>> BEGIN Data in this exercise
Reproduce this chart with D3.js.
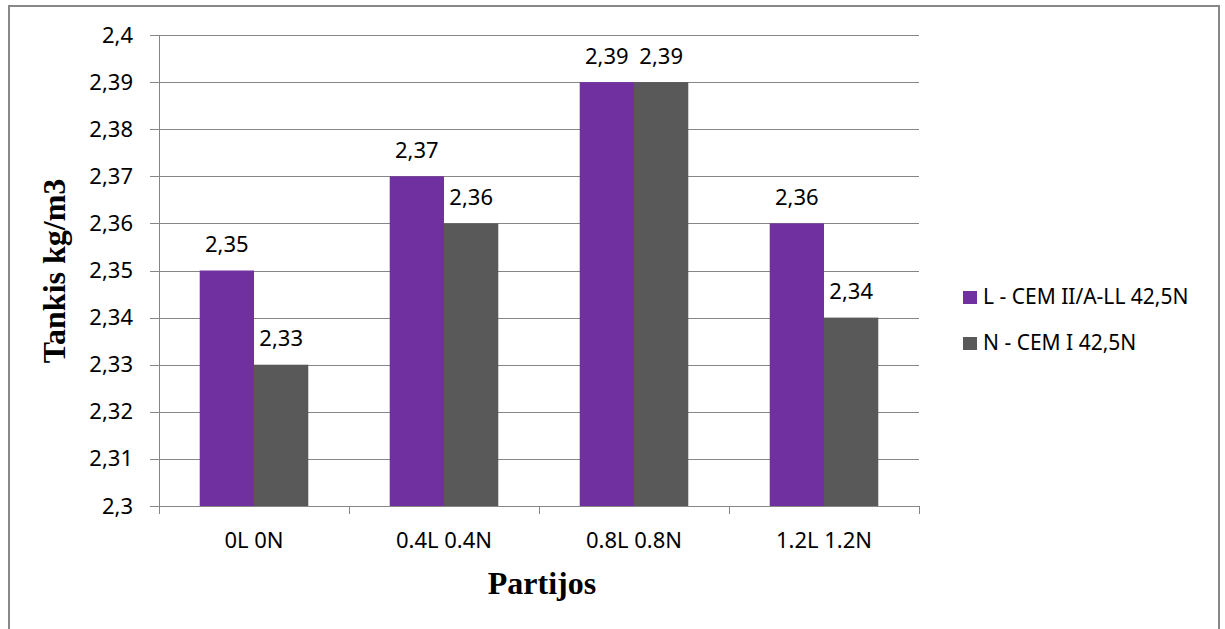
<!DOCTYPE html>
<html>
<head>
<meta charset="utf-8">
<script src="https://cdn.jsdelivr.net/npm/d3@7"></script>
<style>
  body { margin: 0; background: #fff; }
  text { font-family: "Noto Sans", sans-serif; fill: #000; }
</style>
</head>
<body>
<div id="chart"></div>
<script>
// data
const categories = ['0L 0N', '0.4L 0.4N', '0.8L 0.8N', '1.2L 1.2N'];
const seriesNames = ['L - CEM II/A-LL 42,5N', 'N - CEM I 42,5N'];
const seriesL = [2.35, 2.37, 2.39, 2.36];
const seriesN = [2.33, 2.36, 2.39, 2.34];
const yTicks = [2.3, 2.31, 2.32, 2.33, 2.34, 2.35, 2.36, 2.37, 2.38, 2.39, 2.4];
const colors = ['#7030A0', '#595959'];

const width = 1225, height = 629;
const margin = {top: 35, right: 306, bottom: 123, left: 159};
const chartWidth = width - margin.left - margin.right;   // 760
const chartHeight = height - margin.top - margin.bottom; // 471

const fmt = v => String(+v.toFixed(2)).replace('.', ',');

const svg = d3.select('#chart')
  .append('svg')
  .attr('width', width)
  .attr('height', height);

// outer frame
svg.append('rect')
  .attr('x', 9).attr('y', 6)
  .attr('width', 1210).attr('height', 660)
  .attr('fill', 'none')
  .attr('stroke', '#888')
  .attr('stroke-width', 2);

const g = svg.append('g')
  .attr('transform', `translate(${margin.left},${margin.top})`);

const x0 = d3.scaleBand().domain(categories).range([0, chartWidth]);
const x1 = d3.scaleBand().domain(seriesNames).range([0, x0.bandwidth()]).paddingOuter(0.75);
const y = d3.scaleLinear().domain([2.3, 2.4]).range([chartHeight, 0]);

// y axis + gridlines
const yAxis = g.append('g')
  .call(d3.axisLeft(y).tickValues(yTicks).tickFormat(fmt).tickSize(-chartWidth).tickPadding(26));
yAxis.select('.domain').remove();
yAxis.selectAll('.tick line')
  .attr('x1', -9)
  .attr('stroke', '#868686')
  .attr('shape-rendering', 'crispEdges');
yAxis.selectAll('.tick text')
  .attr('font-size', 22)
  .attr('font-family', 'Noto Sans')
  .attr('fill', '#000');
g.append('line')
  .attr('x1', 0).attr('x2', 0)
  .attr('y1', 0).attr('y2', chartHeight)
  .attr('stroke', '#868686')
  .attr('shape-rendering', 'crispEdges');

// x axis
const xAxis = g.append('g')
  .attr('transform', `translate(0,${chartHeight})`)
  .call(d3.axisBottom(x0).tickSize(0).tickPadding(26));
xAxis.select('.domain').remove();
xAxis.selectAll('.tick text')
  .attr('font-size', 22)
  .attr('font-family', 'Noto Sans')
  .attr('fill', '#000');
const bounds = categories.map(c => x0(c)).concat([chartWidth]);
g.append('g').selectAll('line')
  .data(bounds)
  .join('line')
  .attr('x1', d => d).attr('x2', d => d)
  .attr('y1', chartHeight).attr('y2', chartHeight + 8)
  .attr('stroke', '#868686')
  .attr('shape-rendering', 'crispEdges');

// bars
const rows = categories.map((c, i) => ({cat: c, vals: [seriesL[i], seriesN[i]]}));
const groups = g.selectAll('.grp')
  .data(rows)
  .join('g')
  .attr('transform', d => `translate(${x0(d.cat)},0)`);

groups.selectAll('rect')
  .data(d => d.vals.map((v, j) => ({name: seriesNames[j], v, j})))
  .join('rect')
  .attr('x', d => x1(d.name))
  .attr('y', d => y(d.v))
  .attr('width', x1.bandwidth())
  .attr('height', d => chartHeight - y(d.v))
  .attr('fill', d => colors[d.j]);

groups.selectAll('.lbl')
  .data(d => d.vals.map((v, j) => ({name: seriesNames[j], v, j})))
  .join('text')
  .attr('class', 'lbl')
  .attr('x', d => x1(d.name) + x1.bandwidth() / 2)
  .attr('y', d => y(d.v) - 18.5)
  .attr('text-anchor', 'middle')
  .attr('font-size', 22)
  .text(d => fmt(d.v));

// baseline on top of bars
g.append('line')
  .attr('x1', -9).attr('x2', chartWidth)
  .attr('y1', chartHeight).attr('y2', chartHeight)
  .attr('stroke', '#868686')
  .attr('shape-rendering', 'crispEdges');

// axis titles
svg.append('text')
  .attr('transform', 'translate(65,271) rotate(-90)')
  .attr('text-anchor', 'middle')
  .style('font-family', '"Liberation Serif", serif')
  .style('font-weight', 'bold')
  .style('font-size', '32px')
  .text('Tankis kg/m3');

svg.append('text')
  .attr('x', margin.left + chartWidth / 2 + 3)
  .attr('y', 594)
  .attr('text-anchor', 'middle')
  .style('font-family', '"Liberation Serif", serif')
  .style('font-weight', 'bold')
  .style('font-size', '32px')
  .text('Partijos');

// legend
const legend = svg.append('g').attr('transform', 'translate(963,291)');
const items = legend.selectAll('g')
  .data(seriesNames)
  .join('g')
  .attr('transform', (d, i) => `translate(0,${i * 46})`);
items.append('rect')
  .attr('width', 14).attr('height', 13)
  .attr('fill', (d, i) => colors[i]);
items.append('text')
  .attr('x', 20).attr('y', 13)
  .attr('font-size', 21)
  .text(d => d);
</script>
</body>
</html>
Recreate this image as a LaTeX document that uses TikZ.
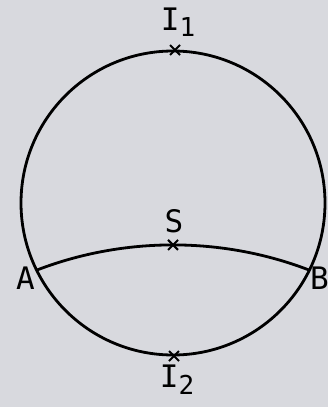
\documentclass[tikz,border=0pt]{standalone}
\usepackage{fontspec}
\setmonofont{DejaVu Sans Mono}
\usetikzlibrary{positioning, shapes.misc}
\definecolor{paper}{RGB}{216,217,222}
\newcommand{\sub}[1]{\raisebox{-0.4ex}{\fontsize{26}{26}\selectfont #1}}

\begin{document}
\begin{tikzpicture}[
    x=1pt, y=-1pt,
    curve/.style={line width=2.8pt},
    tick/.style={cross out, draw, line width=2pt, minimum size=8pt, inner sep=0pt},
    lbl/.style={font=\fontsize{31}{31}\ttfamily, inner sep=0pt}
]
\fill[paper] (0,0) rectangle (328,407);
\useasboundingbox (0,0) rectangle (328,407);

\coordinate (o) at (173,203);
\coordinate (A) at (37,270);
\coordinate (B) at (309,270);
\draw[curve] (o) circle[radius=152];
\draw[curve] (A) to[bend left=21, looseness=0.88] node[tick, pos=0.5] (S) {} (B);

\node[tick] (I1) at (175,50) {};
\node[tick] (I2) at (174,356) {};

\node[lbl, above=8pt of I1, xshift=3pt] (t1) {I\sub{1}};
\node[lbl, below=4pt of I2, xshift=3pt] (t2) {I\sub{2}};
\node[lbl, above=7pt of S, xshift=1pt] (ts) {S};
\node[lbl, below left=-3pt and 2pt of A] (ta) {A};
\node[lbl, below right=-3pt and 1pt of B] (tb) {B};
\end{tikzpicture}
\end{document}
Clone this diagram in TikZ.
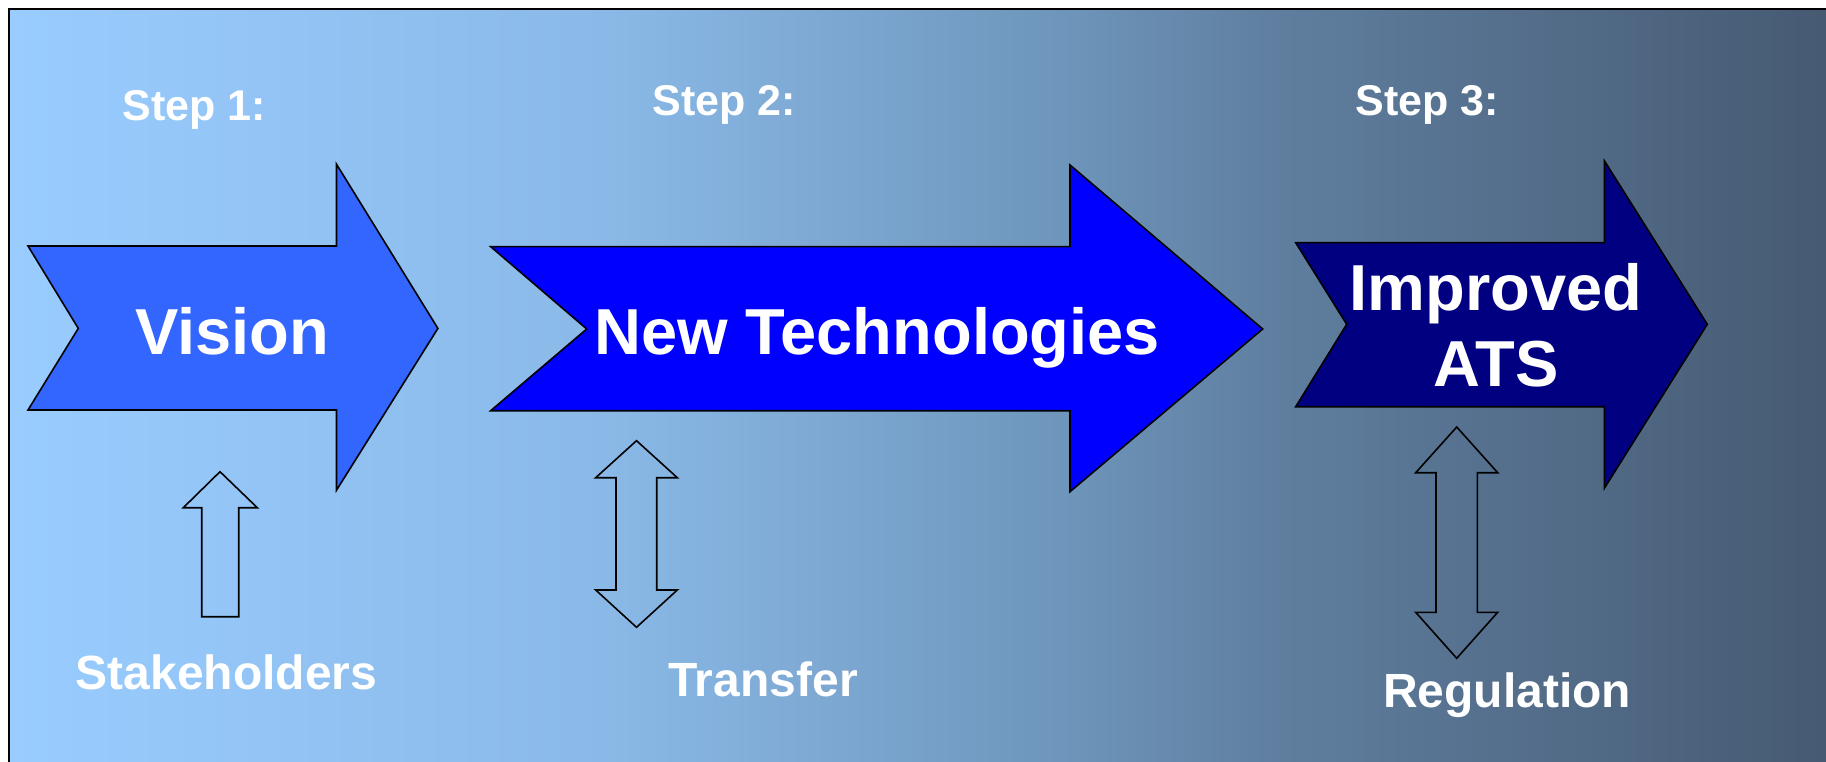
>> END Data in this exercise
- Aim:
Output the material word for word, omitting its pictures.

- Written response:
Reproduce this chart with D3.js.
<!DOCTYPE html>
<html>
<head>
<meta charset="utf-8">
<script src="https://cdn.jsdelivr.net/npm/d3@7"></script>
<style>
  body { margin: 0; background: #fff; }
  text { font-family: "Noto Sans", sans-serif; fill: #000; }
</style>
</head>
<body>
<div id="chart"></div>
<script>
// data
const categories = ['0L 0N', '0.4L 0.4N', '0.8L 0.8N', '1.2L 1.2N'];
const seriesNames = ['L - CEM II/A-LL 42,5N', 'N - CEM I 42,5N'];
const seriesL = [2.35, 2.37, 2.39, 2.36];
const seriesN = [2.33, 2.36, 2.39, 2.34];
const yTicks = [2.3, 2.31, 2.32, 2.33, 2.34, 2.35, 2.36, 2.37, 2.38, 2.39, 2.4];
const colors = ['#7030A0', '#595959'];

const width = 1225, height = 629;
const margin = {top: 35, right: 306, bottom: 123, left: 159};
const chartWidth = width - margin.left - margin.right;   // 760
const chartHeight = height - margin.top - margin.bottom; // 471

const fmt = v => String(+v.toFixed(2)).replace('.', ',');

const svg = d3.select('#chart')
  .append('svg')
  .attr('width', width)
  .attr('height', height);

// outer frame
svg.append('rect')
  .attr('x', 9).attr('y', 6)
  .attr('width', 1210).attr('height', 660)
  .attr('fill', 'none')
  .attr('stroke', '#888')
  .attr('stroke-width', 2);

const g = svg.append('g')
  .attr('transform', `translate(${margin.left},${margin.top})`);

const x0 = d3.scaleBand().domain(categories).range([0, chartWidth]);
const x1 = d3.scaleBand().domain(seriesNames).range([0, x0.bandwidth()]).paddingOuter(0.75);
const y = d3.scaleLinear().domain([2.3, 2.4]).range([chartHeight, 0]);

// y axis + gridlines
const yAxis = g.append('g')
  .call(d3.axisLeft(y).tickValues(yTicks).tickFormat(fmt).tickSize(-chartWidth).tickPadding(26));
yAxis.select('.domain').remove();
yAxis.selectAll('.tick line')
  .attr('x1', -9)
  .attr('stroke', '#868686')
  .attr('shape-rendering', 'crispEdges');
yAxis.selectAll('.tick text')
  .attr('font-size', 22)
  .attr('font-family', 'Noto Sans')
  .attr('fill', '#000');
g.append('line')
  .attr('x1', 0).attr('x2', 0)
  .attr('y1', 0).attr('y2', chartHeight)
  .attr('stroke', '#868686')
  .attr('shape-rendering', 'crispEdges');

// x axis
const xAxis = g.append('g')
  .attr('transform', `translate(0,${chartHeight})`)
  .call(d3.axisBottom(x0).tickSize(0).tickPadding(26));
xAxis.select('.domain').remove();
xAxis.selectAll('.tick text')
  .attr('font-size', 22)
  .attr('font-family', 'Noto Sans')
  .attr('fill', '#000');
const bounds = categories.map(c => x0(c)).concat([chartWidth]);
g.append('g').selectAll('line')
  .data(bounds)
  .join('line')
  .attr('x1', d => d).attr('x2', d => d)
  .attr('y1', chartHeight).attr('y2', chartHeight + 8)
  .attr('stroke', '#868686')
  .attr('shape-rendering', 'crispEdges');

// bars
const rows = categories.map((c, i) => ({cat: c, vals: [seriesL[i], seriesN[i]]}));
const groups = g.selectAll('.grp')
  .data(rows)
  .join('g')
  .attr('transform', d => `translate(${x0(d.cat)},0)`);

groups.selectAll('rect')
  .data(d => d.vals.map((v, j) => ({name: seriesNames[j], v, j})))
  .join('rect')
  .attr('x', d => x1(d.name))
  .attr('y', d => y(d.v))
  .attr('width', x1.bandwidth())
  .attr('height', d => chartHeight - y(d.v))
  .attr('fill', d => colors[d.j]);

groups.selectAll('.lbl')
  .data(d => d.vals.map((v, j) => ({name: seriesNames[j], v, j})))
  .join('text')
  .attr('class', 'lbl')
  .attr('x', d => x1(d.name) + x1.bandwidth() / 2)
  .attr('y', d => y(d.v) - 18.5)
  .attr('text-anchor', 'middle')
  .attr('font-size', 22)
  .text(d => fmt(d.v));

// baseline on top of bars
g.append('line')
  .attr('x1', -9).attr('x2', chartWidth)
  .attr('y1', chartHeight).attr('y2', chartHeight)
  .attr('stroke', '#868686')
  .attr('shape-rendering', 'crispEdges');

// axis titles
svg.append('text')
  .attr('transform', 'translate(65,271) rotate(-90)')
  .attr('text-anchor', 'middle')
  .style('font-family', '"Liberation Serif", serif')
  .style('font-weight', 'bold')
  .style('font-size', '32px')
  .text('Tankis kg/m3');

svg.append('text')
  .attr('x', margin.left + chartWidth / 2 + 3)
  .attr('y', 594)
  .attr('text-anchor', 'middle')
  .style('font-family', '"Liberation Serif", serif')
  .style('font-weight', 'bold')
  .style('font-size', '32px')
  .text('Partijos');

// legend
const legend = svg.append('g').attr('transform', 'translate(963,291)');
const items = legend.selectAll('g')
  .data(seriesNames)
  .join('g')
  .attr('transform', (d, i) => `translate(0,${i * 46})`);
items.append('rect')
  .attr('width', 14).attr('height', 13)
  .attr('fill', (d, i) => colors[i]);
items.append('text')
  .attr('x', 20).attr('y', 13)
  .attr('font-size', 21)
  .text(d => d);
</script>
</body>
</html>
Recreate this image as a LaTeX document that uses TikZ.
\documentclass[tikz,border=0pt]{standalone}
\usepackage{fontspec}
\setmonofont{DejaVu Sans Mono}
\usetikzlibrary{positioning, shapes.misc}
\definecolor{paper}{RGB}{216,217,222}
\newcommand{\sub}[1]{\raisebox{-0.4ex}{\fontsize{26}{26}\selectfont #1}}

\begin{document}
\begin{tikzpicture}[
    x=1pt, y=-1pt,
    curve/.style={line width=2.8pt},
    tick/.style={cross out, draw, line width=2pt, minimum size=8pt, inner sep=0pt},
    lbl/.style={font=\fontsize{31}{31}\ttfamily, inner sep=0pt}
]
\fill[paper] (0,0) rectangle (328,407);
\useasboundingbox (0,0) rectangle (328,407);

\coordinate (o) at (173,203);
\coordinate (A) at (37,270);
\coordinate (B) at (309,270);
\draw[curve] (o) circle[radius=152];
\draw[curve] (A) to[bend left=21, looseness=0.88] node[tick, pos=0.5] (S) {} (B);

\node[tick] (I1) at (175,50) {};
\node[tick] (I2) at (174,356) {};

\node[lbl, above=8pt of I1, xshift=3pt] (t1) {I\sub{1}};
\node[lbl, below=4pt of I2, xshift=3pt] (t2) {I\sub{2}};
\node[lbl, above=7pt of S, xshift=1pt] (ts) {S};
\node[lbl, below left=-3pt and 2pt of A] (ta) {A};
\node[lbl, below right=-3pt and 1pt of B] (tb) {B};
\end{tikzpicture}
\end{document}
Clone this diagram in TikZ.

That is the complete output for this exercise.